A 95-year-old care home resident from Bath says she 'owes her life' to Kindertransport after escaping Germany in the Second World War.

Friedel Hollis, who lives at the Midford Manor Care Home, managed to avoid being sent to a concentration camp after being put on a train out of the country like thousands of other Jewish children when she was 10-years-old.

She would never see or hear from her parents and sister again.
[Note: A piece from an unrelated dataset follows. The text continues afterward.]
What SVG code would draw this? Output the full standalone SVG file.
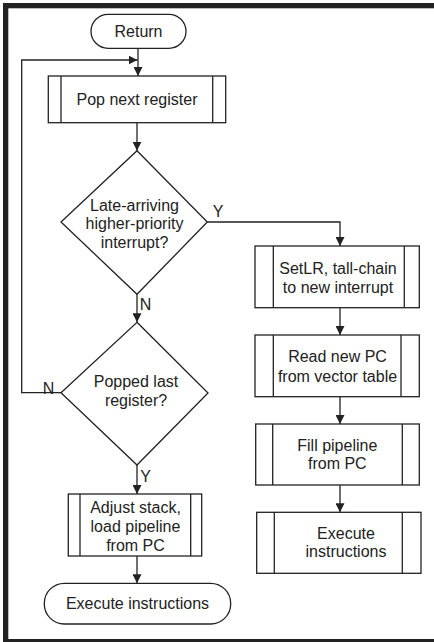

Later discovering what she feared, that they had perished in the Nazi's concentration camps.

She told ITV News West Country she felt like her family knew they may never see her again.

Friedel was moved to Horfield in Bristol where Maurice and Hazel Clayton paid a £50 deposit to take her in.

"Oh they did know, I think they did know because things had moved very fast from the time that war broke out.

She says she had no choice but to adapt to the change.

"We were sufficiently loving and geared to change and falling in with other peoples plans."

Friedel was moved to Horfield in Bristol where Maurice and Hazel Clayton paid a £50 deposit - as much as a year's rent - to take in Friedel in July 1939.

She stayed in England, went on to get married, had four children and, after gaining a university degree, became a social worker.

She now has seven grandchildren and 14 great-grandchildren and has written a memoir to tell her story.